The Cambridge History of English and American Literature in 18 Volumes (1907–21).
VOLUME XV. Colonial and Revolutionary Literature; Early National Literature, Part I.

VII. Colonial Newspapers and Magazines, 1704–1775

§ 3. The New England Weekly Journal

Offensive as the Courant certainly was to New England orthodoxy, its literary method was seized upon and used in the new paper established under the influence of the Boston clergymen Mather Byles and Thomas Prince. This was The New England Weekly Journal, and Mather Byles, hailed at the time as “Harvard’s honour and New England’s hope,” who “bids fair to rise, and sing, and rival Pope” contributed largely to the verse and prose on the first page of the paper. A series of “Speculations” is announced, in exact and close imitation of The Spectator; even a fictitious author, Proteus Echo, appears as a new Spectator of men and manners, to banter a folly by representing it in a glass. He forms a club, and sketches the members for us in his second essay, which proceeds exactly as the second number of The Spectator.

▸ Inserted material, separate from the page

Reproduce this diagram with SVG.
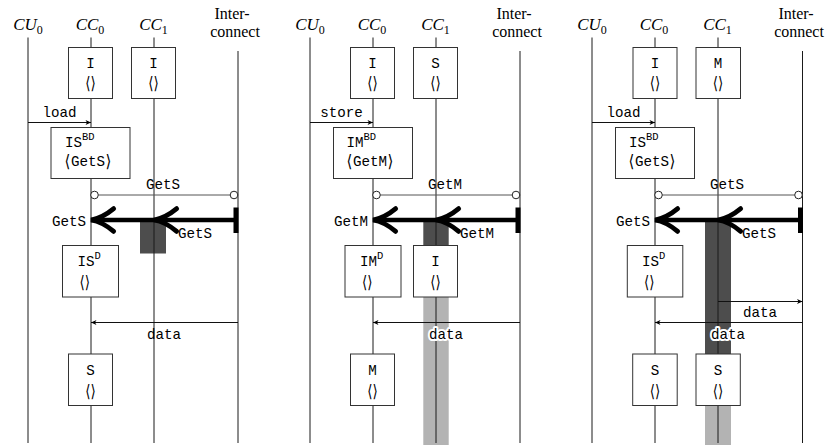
<svg xmlns="http://www.w3.org/2000/svg" width="831" height="445" viewBox="0 0 831 445">
<style>
.bg{fill:#fff}
.life{stroke:#1a1a1a;stroke-width:1;fill:none}
.box{fill:#fff;stroke:#333;stroke-width:1}
.tt{font-family:"Liberation Mono","DejaVu Sans Mono",monospace;font-size:14.2px;fill:#000}
.br{font-family:"DejaVu Sans","Noto Sans",sans-serif;font-size:15px;fill:#000}
.sup{font-size:10.5px}
.hdr{font-family:"Liberation Serif","Times New Roman",serif;font-size:17px;fill:#000}
.hdr2{font-family:"Liberation Serif","Times New Roman",serif;font-size:16px;fill:#000}
.it{font-style:italic}
.sub{font-size:12px}
.thin{stroke:#111;stroke-width:1;fill:none}
.gline{stroke:#555;stroke-width:1;fill:none}
.circ{fill:#fff;stroke:#222;stroke-width:1}
.thick{stroke:#000;stroke-width:4.5;fill:none}
.dark{fill:#4d4d4d}
.light{fill:#b3b3b3}
.halo{paint-order:stroke;stroke:#fff;stroke-width:4;stroke-linejoin:round}
</style>
<defs>
<marker id="big" markerUnits="userSpaceOnUse" orient="auto" refX="0" refY="0" markerWidth="40" markerHeight="40" viewBox="-25 -15 30 30" overflow="visible">
<path d="M-17,-8.5 C-11,-3.5 -5,-0.8 0,0 C-5,0.8 -11,3.5 -17,8.5" fill="none" stroke="#000" stroke-width="3.6" stroke-linecap="round"/>
</marker>
<marker id="small" markerUnits="userSpaceOnUse" orient="auto" refX="0" refY="0" markerWidth="10" markerHeight="10" viewBox="-8 -5 10 10" overflow="visible">
<path d="M0,0 L-5.5,-2.6 L-4,0 L-5.5,2.6 Z" fill="#000"/>
</marker>
</defs>
<rect class="bg" x="0" y="0" width="831" height="445"/>

<!-- ================= Panel 1 ================= -->
<g id="panel1">
<g id="p1-headers">
<text class="hdr" x="28" y="30" text-anchor="middle"><tspan class="it">CU</tspan><tspan class="sub" dy="3.5">0</tspan></text>
<text class="hdr" x="90" y="30" text-anchor="middle"><tspan class="it">CC</tspan><tspan class="sub" dy="3.5">0</tspan></text>
<text class="hdr" x="153.5" y="30" text-anchor="middle"><tspan class="it">CC</tspan><tspan class="sub" dy="3.5">1</tspan></text>
<text class="hdr2" x="232" y="19" text-anchor="middle">Inter-</text>
<text class="hdr2" x="235" y="37" text-anchor="middle">connect</text>
</g>
<g id="p1-shading">
<rect class="dark" x="140" y="220" width="26" height="33.5"/>
</g>
<g id="p1-lifelines">
<line class="life" x1="28" y1="37.5" x2="28" y2="443"/>
<line class="life" x1="91" y1="37.5" x2="91" y2="443"/>
<line class="life" x1="154" y1="37.5" x2="154" y2="443"/>
<line class="life" x1="238" y1="51" x2="238" y2="443"/>
</g>
<g id="p1-cc0-I">
<rect class="box" x="68.5" y="47.5" width="44" height="51"/>
<text class="tt" x="90.5" y="68" text-anchor="middle">I</text>
<text class="br" transform="translate(90.5,89) scale(0.9,1.15)" text-anchor="middle">⟨⟩</text>
</g>
<g id="p1-cc1-I">
<rect class="box" x="131.5" y="47.5" width="44" height="51"/>
<text class="tt" x="153.5" y="68" text-anchor="middle">I</text>
<text class="br" transform="translate(153.5,89) scale(0.9,1.15)" text-anchor="middle">⟨⟩</text>
</g>
<g id="p1-cc0-ISBD">
<rect class="box" x="51" y="127.5" width="79" height="51"/>
<text class="tt" x="65" y="146.5">IS<tspan class="sup" dy="-7">BD</tspan></text>
<text class="br" transform="translate(64.5,167) scale(1,1.15)">⟨</text>
<text class="tt" x="71" y="166">GetS</text>
<text class="br" transform="translate(105.5,167) scale(1,1.15)">⟩</text>
</g>
<g id="p1-cc0-ISD">
<rect class="box" x="62.5" y="245.5" width="56" height="51.5"/>
<text class="tt" x="77.5" y="266">IS<tspan class="sup" dy="-7">D</tspan></text>
<text class="br" transform="translate(79.5,287.5) scale(0.9,1.15)">⟨⟩</text>
</g>
<g id="p1-cc0-S">
<rect class="box" x="68.5" y="354" width="44" height="51.5"/>
<text class="tt" x="90.5" y="375" text-anchor="middle">S</text>
<text class="br" transform="translate(90.5,396.5) scale(0.9,1.15)" text-anchor="middle">⟨⟩</text>
</g>
<g id="p1-connectors">
<line class="thin" x1="28" y1="122.5" x2="91" y2="122.5" marker-end="url(#small)"/>
<text class="tt" x="59.5" y="116.5" text-anchor="middle">load</text>
<line class="gline" x1="98.3" y1="195" x2="230.2" y2="195"/>
<circle class="circ" cx="94.5" cy="195" r="3.8"/>
<circle class="circ" cx="234" cy="195" r="3.8"/>
<text class="tt" x="163" y="189" text-anchor="middle">GetS</text>
<path class="thick" d="M238,220 H154" marker-end="url(#big)"/>
<path class="thick" d="M154,220 H91" marker-end="url(#big)"/>
<rect x="233.5" y="207.5" width="5" height="25.5" fill="#000"/>
<text class="tt" x="86" y="225.5" text-anchor="end">GetS</text>
<text class="tt" x="178" y="238">GetS</text>
<line class="thin" x1="238" y1="322.5" x2="91" y2="322.5" marker-end="url(#small)"/>
<text class="tt" x="164" y="339" text-anchor="middle">data</text>
</g>
</g>

<!-- ================= Panel 2 ================= -->
<g id="panel2" transform="translate(282,0)">
<g id="p2-headers">
<text class="hdr" x="28" y="30" text-anchor="middle"><tspan class="it">CU</tspan><tspan class="sub" dy="3.5">0</tspan></text>
<text class="hdr" x="90" y="30" text-anchor="middle"><tspan class="it">CC</tspan><tspan class="sub" dy="3.5">0</tspan></text>
<text class="hdr" x="153.5" y="30" text-anchor="middle"><tspan class="it">CC</tspan><tspan class="sub" dy="3.5">1</tspan></text>
<text class="hdr2" x="232" y="19" text-anchor="middle">Inter-</text>
<text class="hdr2" x="235" y="37" text-anchor="middle">connect</text>
</g>
<g id="p2-shading">
<rect class="dark" x="141.3" y="220" width="25.4" height="26"/>
<rect class="light" x="141.3" y="297" width="25.4" height="148"/>
</g>
<g id="p2-lifelines">
<line class="life" x1="28" y1="37.5" x2="28" y2="443"/>
<line class="life" x1="91" y1="37.5" x2="91" y2="443"/>
<line class="life" x1="154" y1="37.5" x2="154" y2="443"/>
<line class="life" x1="238" y1="51" x2="238" y2="443"/>
</g>
<g id="p2-cc0-I">
<rect class="box" x="68.5" y="47.5" width="44" height="51"/>
<text class="tt" x="90.5" y="68" text-anchor="middle">I</text>
<text class="br" transform="translate(90.5,89) scale(0.9,1.15)" text-anchor="middle">⟨⟩</text>
</g>
<g id="p2-cc1-S">
<rect class="box" x="131.5" y="47.5" width="44" height="51"/>
<text class="tt" x="153.5" y="68" text-anchor="middle">S</text>
<text class="br" transform="translate(153.5,89) scale(0.9,1.15)" text-anchor="middle">⟨⟩</text>
</g>
<g id="p2-cc0-IMBD">
<rect class="box" x="51.5" y="127.5" width="79" height="51"/>
<text class="tt" x="64.5" y="146.5">IM<tspan class="sup" dy="-7">BD</tspan></text>
<text class="br" transform="translate(64.5,167) scale(1,1.15)">⟨</text>
<text class="tt" x="71" y="166">GetM</text>
<text class="br" transform="translate(105.5,167) scale(1,1.15)">⟩</text>
</g>
<g id="p2-cc0-IMD">
<rect class="box" x="63" y="245.5" width="56" height="51.5"/>
<text class="tt" x="78" y="266">IM<tspan class="sup" dy="-7">D</tspan></text>
<text class="br" transform="translate(80,287.5) scale(0.9,1.15)">⟨⟩</text>
</g>
<g id="p2-cc1-I">
<rect class="box" x="131.5" y="245.5" width="44" height="51.5"/>
<text class="tt" x="153.5" y="266" text-anchor="middle">I</text>
<text class="br" transform="translate(153.5,287.5) scale(0.9,1.15)" text-anchor="middle">⟨⟩</text>
</g>
<g id="p2-cc0-M">
<rect class="box" x="68.5" y="354" width="44" height="51.5"/>
<text class="tt" x="90.5" y="375" text-anchor="middle">M</text>
<text class="br" transform="translate(90.5,396.5) scale(0.9,1.15)" text-anchor="middle">⟨⟩</text>
</g>
<g id="p2-connectors">
<line class="thin" x1="28" y1="122.5" x2="91" y2="122.5" marker-end="url(#small)"/>
<text class="tt" x="59.5" y="116.5" text-anchor="middle">store</text>
<line class="gline" x1="98.3" y1="195" x2="230.2" y2="195"/>
<circle class="circ" cx="94.5" cy="195" r="3.8"/>
<circle class="circ" cx="234" cy="195" r="3.8"/>
<text class="tt" x="163" y="189" text-anchor="middle">GetM</text>
<path class="thick" d="M238,220 H154" marker-end="url(#big)"/>
<path class="thick" d="M154,220 H91" marker-end="url(#big)"/>
<rect x="233.5" y="207.5" width="5" height="25.5" fill="#000"/>
<text class="tt" x="86" y="225.5" text-anchor="end">GetM</text>
<text class="tt" x="178" y="238">GetM</text>
<line class="thin" x1="238" y1="322.5" x2="91" y2="322.5" marker-end="url(#small)"/>
<text class="tt halo" x="164" y="339" text-anchor="middle">data</text>
</g>
</g>

<!-- ================= Panel 3 ================= -->
<g id="panel3" transform="translate(564,0)">
<g id="p3-headers">
<text class="hdr" x="28" y="30" text-anchor="middle"><tspan class="it">CU</tspan><tspan class="sub" dy="3.5">0</tspan></text>
<text class="hdr" x="90" y="30" text-anchor="middle"><tspan class="it">CC</tspan><tspan class="sub" dy="3.5">0</tspan></text>
<text class="hdr" x="153.5" y="30" text-anchor="middle"><tspan class="it">CC</tspan><tspan class="sub" dy="3.5">1</tspan></text>
<text class="hdr2" x="232" y="19" text-anchor="middle">Inter-</text>
<text class="hdr2" x="235" y="37" text-anchor="middle">connect</text>
</g>
<g id="p3-shading">
<rect class="dark" x="141" y="220" width="26" height="134.5"/>
<rect class="light" x="141" y="405.5" width="26" height="39.5"/>
</g>
<g id="p3-lifelines">
<line class="life" x1="28" y1="37.5" x2="28" y2="443"/>
<line class="life" x1="91" y1="37.5" x2="91" y2="443"/>
<line class="life" x1="154" y1="37.5" x2="154" y2="443"/>
<line class="life" x1="238.5" y1="51" x2="238.5" y2="443"/>
</g>
<g id="p3-cc0-I">
<rect class="box" x="69" y="47.5" width="44" height="51"/>
<text class="tt" x="91" y="68" text-anchor="middle">I</text>
<text class="br" transform="translate(91,89) scale(0.9,1.15)" text-anchor="middle">⟨⟩</text>
</g>
<g id="p3-cc1-M">
<rect class="box" x="132" y="47.5" width="44.5" height="51"/>
<text class="tt" x="154" y="68" text-anchor="middle">M</text>
<text class="br" transform="translate(154,89) scale(0.9,1.15)" text-anchor="middle">⟨⟩</text>
</g>
<g id="p3-cc0-ISBD">
<rect class="box" x="51.5" y="127.5" width="79" height="51"/>
<text class="tt" x="65" y="146.5">IS<tspan class="sup" dy="-7">BD</tspan></text>
<text class="br" transform="translate(64.5,167) scale(1,1.15)">⟨</text>
<text class="tt" x="71" y="166">GetS</text>
<text class="br" transform="translate(105.5,167) scale(1,1.15)">⟩</text>
</g>
<g id="p3-cc0-ISD">
<rect class="box" x="63.3" y="245.5" width="55.5" height="51.5"/>
<text class="tt" x="78" y="266">IS<tspan class="sup" dy="-7">D</tspan></text>
<text class="br" transform="translate(80,287.5) scale(0.9,1.15)">⟨⟩</text>
</g>
<g id="p3-cc0-S">
<rect class="box" x="68.7" y="354" width="44.5" height="51.5"/>
<text class="tt" x="91" y="375" text-anchor="middle">S</text>
<text class="br" transform="translate(91,396.5) scale(0.9,1.15)" text-anchor="middle">⟨⟩</text>
</g>
<g id="p3-cc1-S">
<rect class="box" x="132" y="354" width="44.3" height="51.5"/>
<text class="tt" x="154" y="375" text-anchor="middle">S</text>
<text class="br" transform="translate(154,396.5) scale(0.9,1.15)" text-anchor="middle">⟨⟩</text>
</g>
<g id="p3-connectors">
<line class="thin" x1="28" y1="122.5" x2="91" y2="122.5" marker-end="url(#small)"/>
<text class="tt" x="59.5" y="116.5" text-anchor="middle">load</text>
<line class="gline" x1="98.3" y1="195" x2="230.7" y2="195"/>
<circle class="circ" cx="94.5" cy="195" r="3.8"/>
<circle class="circ" cx="234.5" cy="195" r="3.8"/>
<text class="tt" x="163" y="189" text-anchor="middle">GetS</text>
<path class="thick" d="M238.5,220 H154" marker-end="url(#big)"/>
<path class="thick" d="M154,220 H91" marker-end="url(#big)"/>
<rect x="234" y="207.5" width="5" height="25.5" fill="#000"/>
<text class="tt" x="86" y="225.5" text-anchor="end">GetS</text>
<text class="tt" x="178" y="238">GetS</text>
<line class="thin" x1="154" y1="301.5" x2="238.5" y2="301.5" marker-end="url(#small)"/>
<text class="tt" x="196" y="317" text-anchor="middle">data</text>
<line class="thin" x1="238.5" y1="322.5" x2="91" y2="322.5" marker-end="url(#small)"/>
<text class="tt halo" x="164" y="339" text-anchor="middle">data</text>
</g>
</g>
</svg>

These characters of Proteus Echo’s “Society” show some good strokes. There is Mr. Timothy Blunt, an amusing New England version of Sir Roger de Coverley. He lives at some distance from the town of Boston, but rides in every week, often bringing his “Wallet ballanced with two Bottles of Milk, to defray his necessary Expenses.… His Periwigg has been out of the Curl ever since the Revolution and his Dagger and Doublet are supposed to be the rarest Pieces of Antiquity in the Country.” If it had not been for an unlucky stroke to his “Intellectuals” in his infancy, “he would have stood the fairest of any of his Contemporarys to have found out the Philosopher’s Stone.” The “wonderful Mr. Honeysuckle, the Blossom of our Society, and the beautiful Ornament of Litterature,” is nothing less than Will Honeycomb translated into a poet.

On the whole, however, such work is rare in the Journal. Strictly moral essays, of which even The Spectator has its full share, soon follow the more creative touches, and we find the ordinary eighteenth-century treatment of merit, covetousness, idleness, the vapours, and so on. Such essays came to be the accepted ‘filling” for the first page of many newspapers up to 1740 and sometimes after that date. Jeremy Gridley’s Rehearsal (1743–6), for instance, has a series of speculations rather above the common order, yet requiring no especial notice for their originality or their importance except as a type.